The U.S. National Highway Traffic Safety Administration (NHTSA) has launched a preliminary investigation into Amazon robotaxi company Zoox after reports of two crashes involving motorcycles.

In both cases, motorcyclists rear-ended Zoox’s Toyota Highlander test vehicles after the cars suddenly applied their brakes. Both testers were operating in self-driving mode during the daytime, and within the intended limits of their autonomous systems.

The investigation will look into the safety of about 500 of the Amazon-owned robotaxi models. This doesn’t cover Zoox’s custom autonomous vehicles.

A Zoox spokesperson told Techopedia the company was “currently reviewing” the NHTSA investigation and didn’t have more to share. The company stated that cooperation and transparency were of “utmost importance,” and that it would work with the agency to answer questions.

The NHTSA launched a 2023 investigation into claims the Amazon brand’s robotaxi met federal safety standards without receiving a government exemption.

The case came just weeks after GM’s Cruise resumed testing after halting its driverless taxi service in October last year.
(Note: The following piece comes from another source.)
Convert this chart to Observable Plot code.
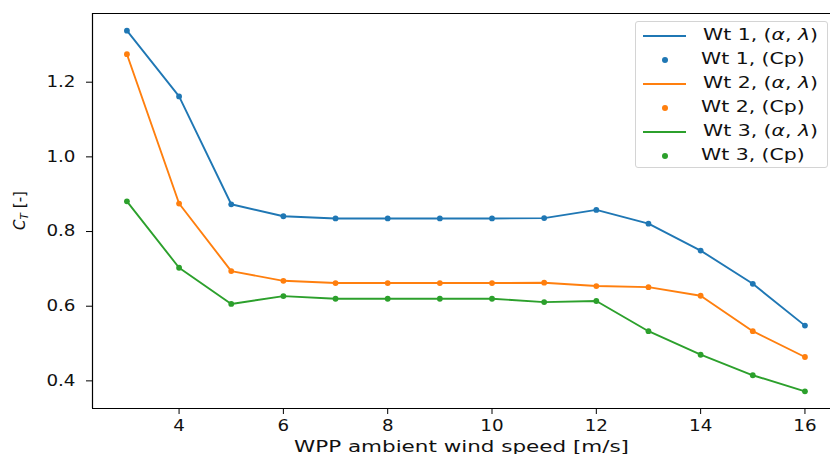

California banned Cruise from using vehicles after one of them struck and injured a pedestrian in San Francisco. The return is limited to manual driving in Phoenix, Arizona, and doesn’t include passengers.

It also came several weeks before Tesla’s planned robotaxi announcement on August 8th. Elon Musk has long discussed the feature, including the possibility that owners could make money by letting their cars pick up passengers in spare hours.

Zoox, Cruise, and others have maintained that their autonomous cars are safer than human-driven equivalents. They’re theoretically less prone to errors and will strictly obey rules. True or not, that hasn’t alleviated concerns that cars might crash due to bugs or poor designs.

While states like Arizona, California, and Nevada have welcomed self-driving cars, including paid passenger service, other states have been cautious. The incidents with Amazon robotaxi operations may draw further scrutiny.

Update 5/15 9:44AM ET: The article previously stated that Zoox’s custom robotaxi only started driving in March. It’s been in use since February 2023; in March this year, the company expanded operations to include nighttime driving, light rain driving, and higher speeds. We’ve updated the story accordingly.